[begin Information supplied]

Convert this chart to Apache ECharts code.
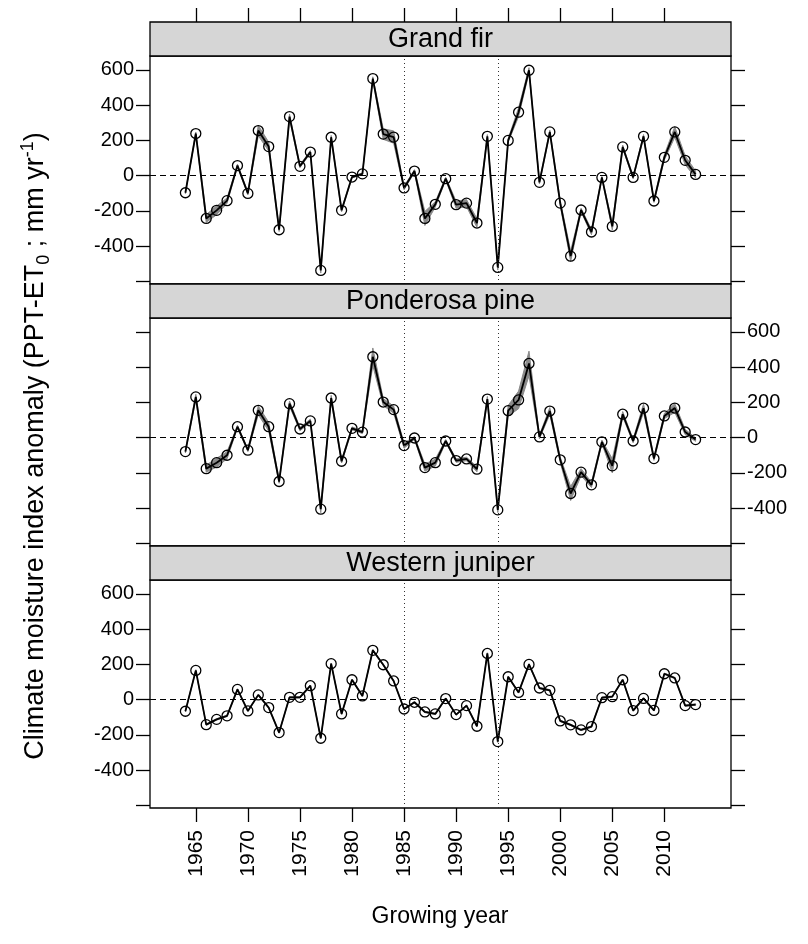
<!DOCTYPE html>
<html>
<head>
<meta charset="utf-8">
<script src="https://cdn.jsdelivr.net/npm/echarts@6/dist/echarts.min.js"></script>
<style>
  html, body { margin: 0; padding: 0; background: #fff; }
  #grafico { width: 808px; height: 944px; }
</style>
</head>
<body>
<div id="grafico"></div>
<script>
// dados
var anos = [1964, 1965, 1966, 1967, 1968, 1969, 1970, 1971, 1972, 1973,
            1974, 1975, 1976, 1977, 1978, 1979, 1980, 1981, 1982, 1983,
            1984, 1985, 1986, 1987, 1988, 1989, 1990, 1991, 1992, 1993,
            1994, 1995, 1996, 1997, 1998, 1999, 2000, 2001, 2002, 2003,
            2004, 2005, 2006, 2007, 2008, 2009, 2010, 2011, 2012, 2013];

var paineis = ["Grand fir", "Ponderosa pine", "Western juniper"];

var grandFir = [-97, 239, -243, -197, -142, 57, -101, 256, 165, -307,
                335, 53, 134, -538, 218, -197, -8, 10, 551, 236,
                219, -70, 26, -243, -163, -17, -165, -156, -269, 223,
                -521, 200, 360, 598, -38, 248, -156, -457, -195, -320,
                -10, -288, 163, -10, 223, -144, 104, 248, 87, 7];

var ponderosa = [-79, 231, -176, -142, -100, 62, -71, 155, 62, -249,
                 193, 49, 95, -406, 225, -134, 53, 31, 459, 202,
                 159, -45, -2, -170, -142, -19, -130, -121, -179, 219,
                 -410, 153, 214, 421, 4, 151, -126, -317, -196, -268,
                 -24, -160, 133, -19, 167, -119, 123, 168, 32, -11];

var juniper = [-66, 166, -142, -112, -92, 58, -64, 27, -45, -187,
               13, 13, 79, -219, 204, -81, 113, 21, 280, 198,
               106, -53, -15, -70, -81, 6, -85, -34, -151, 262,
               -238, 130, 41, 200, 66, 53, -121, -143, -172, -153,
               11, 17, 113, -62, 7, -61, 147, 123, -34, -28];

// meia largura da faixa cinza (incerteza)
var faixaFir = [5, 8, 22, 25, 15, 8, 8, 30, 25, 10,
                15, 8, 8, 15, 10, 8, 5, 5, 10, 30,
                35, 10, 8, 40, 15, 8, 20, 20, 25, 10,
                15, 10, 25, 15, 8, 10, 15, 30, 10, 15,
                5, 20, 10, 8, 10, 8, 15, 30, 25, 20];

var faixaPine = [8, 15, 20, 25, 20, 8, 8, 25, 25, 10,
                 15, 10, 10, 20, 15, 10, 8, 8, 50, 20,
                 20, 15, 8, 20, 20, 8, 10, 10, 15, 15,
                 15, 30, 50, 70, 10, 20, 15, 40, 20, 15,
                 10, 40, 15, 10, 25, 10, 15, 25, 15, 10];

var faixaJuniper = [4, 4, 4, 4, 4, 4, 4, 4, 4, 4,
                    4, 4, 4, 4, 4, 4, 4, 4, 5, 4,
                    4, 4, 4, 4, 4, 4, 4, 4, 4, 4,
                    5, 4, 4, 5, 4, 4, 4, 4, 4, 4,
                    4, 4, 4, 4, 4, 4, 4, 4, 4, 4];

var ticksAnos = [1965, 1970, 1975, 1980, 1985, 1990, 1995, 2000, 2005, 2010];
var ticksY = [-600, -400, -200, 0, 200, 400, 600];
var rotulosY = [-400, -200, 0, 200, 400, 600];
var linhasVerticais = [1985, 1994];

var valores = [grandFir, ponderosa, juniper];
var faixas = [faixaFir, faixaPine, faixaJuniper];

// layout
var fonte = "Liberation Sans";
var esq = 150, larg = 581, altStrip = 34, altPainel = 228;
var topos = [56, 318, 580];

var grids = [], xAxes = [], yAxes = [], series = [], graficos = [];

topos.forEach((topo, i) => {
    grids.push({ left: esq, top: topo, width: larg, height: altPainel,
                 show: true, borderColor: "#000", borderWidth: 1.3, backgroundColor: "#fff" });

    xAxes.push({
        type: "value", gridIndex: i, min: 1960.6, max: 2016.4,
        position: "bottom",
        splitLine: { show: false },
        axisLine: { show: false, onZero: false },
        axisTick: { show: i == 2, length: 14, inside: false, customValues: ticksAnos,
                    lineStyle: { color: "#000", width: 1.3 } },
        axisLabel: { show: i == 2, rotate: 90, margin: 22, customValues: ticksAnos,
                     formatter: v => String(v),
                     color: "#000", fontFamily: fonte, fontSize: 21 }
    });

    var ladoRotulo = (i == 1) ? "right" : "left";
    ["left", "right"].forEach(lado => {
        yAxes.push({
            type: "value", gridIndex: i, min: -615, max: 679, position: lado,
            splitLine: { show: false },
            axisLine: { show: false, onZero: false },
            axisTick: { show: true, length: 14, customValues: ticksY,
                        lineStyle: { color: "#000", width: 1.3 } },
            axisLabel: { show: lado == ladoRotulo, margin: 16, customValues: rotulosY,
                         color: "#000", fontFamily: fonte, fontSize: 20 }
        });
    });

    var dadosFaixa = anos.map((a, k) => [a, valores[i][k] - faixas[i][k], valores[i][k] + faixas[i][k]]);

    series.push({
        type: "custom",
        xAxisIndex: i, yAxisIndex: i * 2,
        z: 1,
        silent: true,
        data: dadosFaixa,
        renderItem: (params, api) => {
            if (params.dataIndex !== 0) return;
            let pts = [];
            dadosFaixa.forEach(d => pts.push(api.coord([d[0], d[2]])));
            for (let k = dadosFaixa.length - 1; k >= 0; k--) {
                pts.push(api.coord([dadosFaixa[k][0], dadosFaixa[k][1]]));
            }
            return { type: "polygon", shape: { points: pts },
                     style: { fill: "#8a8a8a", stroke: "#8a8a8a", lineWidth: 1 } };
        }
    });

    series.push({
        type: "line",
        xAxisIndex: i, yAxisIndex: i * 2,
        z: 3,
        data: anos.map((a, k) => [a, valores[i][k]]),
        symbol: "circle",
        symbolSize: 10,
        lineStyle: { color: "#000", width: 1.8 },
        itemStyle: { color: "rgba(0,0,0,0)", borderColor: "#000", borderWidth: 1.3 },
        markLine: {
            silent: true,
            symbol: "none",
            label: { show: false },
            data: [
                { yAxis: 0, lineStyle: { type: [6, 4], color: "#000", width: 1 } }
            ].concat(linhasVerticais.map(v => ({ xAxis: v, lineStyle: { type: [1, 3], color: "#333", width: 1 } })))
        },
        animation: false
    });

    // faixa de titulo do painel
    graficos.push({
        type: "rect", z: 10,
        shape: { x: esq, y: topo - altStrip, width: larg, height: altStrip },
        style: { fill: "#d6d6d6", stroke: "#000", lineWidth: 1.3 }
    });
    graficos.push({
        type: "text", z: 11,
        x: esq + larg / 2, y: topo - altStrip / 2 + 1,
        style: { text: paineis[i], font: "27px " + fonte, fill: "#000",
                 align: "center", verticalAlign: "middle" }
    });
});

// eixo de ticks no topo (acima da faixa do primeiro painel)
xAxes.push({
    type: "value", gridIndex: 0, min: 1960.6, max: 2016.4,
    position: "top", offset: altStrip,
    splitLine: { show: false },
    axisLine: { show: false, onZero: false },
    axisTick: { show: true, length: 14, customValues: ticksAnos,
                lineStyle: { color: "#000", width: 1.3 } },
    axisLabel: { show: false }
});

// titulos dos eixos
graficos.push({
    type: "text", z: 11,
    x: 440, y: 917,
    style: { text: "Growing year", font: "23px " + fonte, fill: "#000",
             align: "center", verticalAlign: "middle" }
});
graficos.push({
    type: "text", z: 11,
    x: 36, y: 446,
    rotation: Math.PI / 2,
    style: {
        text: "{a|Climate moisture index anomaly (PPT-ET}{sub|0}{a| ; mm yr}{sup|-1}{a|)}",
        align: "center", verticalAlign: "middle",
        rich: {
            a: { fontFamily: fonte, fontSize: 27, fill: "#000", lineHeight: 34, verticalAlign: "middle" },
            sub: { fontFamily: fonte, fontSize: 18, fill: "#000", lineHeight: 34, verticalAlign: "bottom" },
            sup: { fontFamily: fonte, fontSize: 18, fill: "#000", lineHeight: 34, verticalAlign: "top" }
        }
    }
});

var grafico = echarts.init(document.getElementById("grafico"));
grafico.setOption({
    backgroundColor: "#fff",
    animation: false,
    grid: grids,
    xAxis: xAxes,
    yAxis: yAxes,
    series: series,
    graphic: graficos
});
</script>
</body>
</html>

[end Information supplied]

* What you need to do *
Give again, exactly, the lines from the start of the data through the one holding "-10, -288, 163, -10, 223, -144, 104, 248, 87, 7];"; omit the pictures.

* Output *
Convert this chart to Apache ECharts code.
<!DOCTYPE html>
<html>
<head>
<meta charset="utf-8">
<script src="https://cdn.jsdelivr.net/npm/echarts@6/dist/echarts.min.js"></script>
<style>
  html, body { margin: 0; padding: 0; background: #fff; }
  #grafico { width: 808px; height: 944px; }
</style>
</head>
<body>
<div id="grafico"></div>
<script>
// dados
var anos = [1964, 1965, 1966, 1967, 1968, 1969, 1970, 1971, 1972, 1973,
            1974, 1975, 1976, 1977, 1978, 1979, 1980, 1981, 1982, 1983,
            1984, 1985, 1986, 1987, 1988, 1989, 1990, 1991, 1992, 1993,
            1994, 1995, 1996, 1997, 1998, 1999, 2000, 2001, 2002, 2003,
            2004, 2005, 2006, 2007, 2008, 2009, 2010, 2011, 2012, 2013];

var paineis = ["Grand fir", "Ponderosa pine", "Western juniper"];

var grandFir = [-97, 239, -243, -197, -142, 57, -101, 256, 165, -307,
                335, 53, 134, -538, 218, -197, -8, 10, 551, 236,
                219, -70, 26, -243, -163, -17, -165, -156, -269, 223,
                -521, 200, 360, 598, -38, 248, -156, -457, -195, -320,
                -10, -288, 163, -10, 223, -144, 104, 248, 87, 7];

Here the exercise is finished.